C'est tout le credo porté par Emmanuel Macron, lors de sa « révolution » de 2017, qui privilégie le fait d'être « en marche » plutôt que la recherche d'un but. La technocratie tente de purger la politique de tout ce qui fait sens en elle. Même si cette approche a perdu l'attrait électoral de la nouveauté, c'est toujours ce type de rejet de la politique, assorti de la destruction des « partis traditionnels », qui est à l'ordre du jour dans cette perpétuelle « Renaissance » qui sert de programme au Président de la République.
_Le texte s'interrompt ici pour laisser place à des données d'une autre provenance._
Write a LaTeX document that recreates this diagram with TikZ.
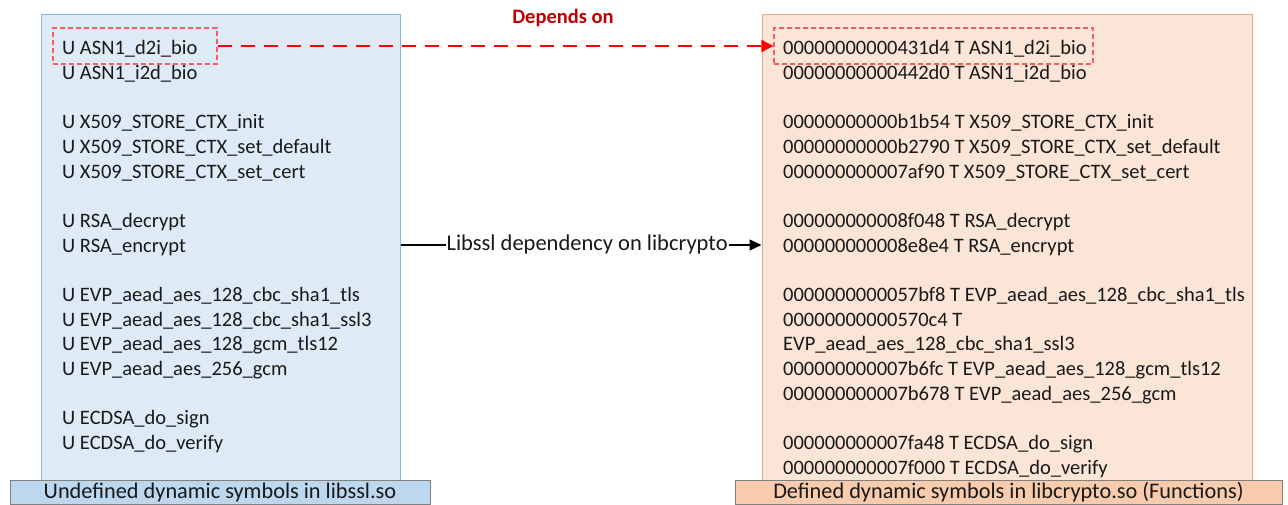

Lors de son discours au soir de sa réélection, ce dernier a résumé ce programme en parlant de « l’invention collective d’une méthode refondée ».

 

A part quelques anciens élus de gauche ou de droite recyclés comme collaborateurs dans cette conquête technocratique, et quelques opportunistes qui profitent comme toujours des interstices, les députés macronistes qui seront élus ne le seront pas sur un programme, mais sur une méthode. Ils rejoindront sur les bancs de l'Assemblée nationale les partisans assumés d'une radicalité d'extrême droite et d'extrême gauche. Soyons sûr qu'ils poseront la question de la suppression du Sénat, dernier refuge de la politique. La violence prévisible des débats en séance y sera le premier symptôme de cette déliquescence.

 

Autant dire que cette future assemblée, quelle que soit la répartition des sièges, sera la moins politique que la France aura connue depuis longtemps.

 

 

Philippe Breton

ovipal

6 juin 2022

 

 

(1) Cette problématique se développe à bas bruit dans de nombreux pays, dont la France. Elle a bien été identifiée au Japon où les personnes concernées, principalement des jeunes hommes, sont nommées « Hikikomori », état de personnes qui restent cloîtrées, retranchées chez elles pendant plus de 6 mois [...] et qui évitent toute participation sociale, selon la définition du Ministère Japonais de la Santé.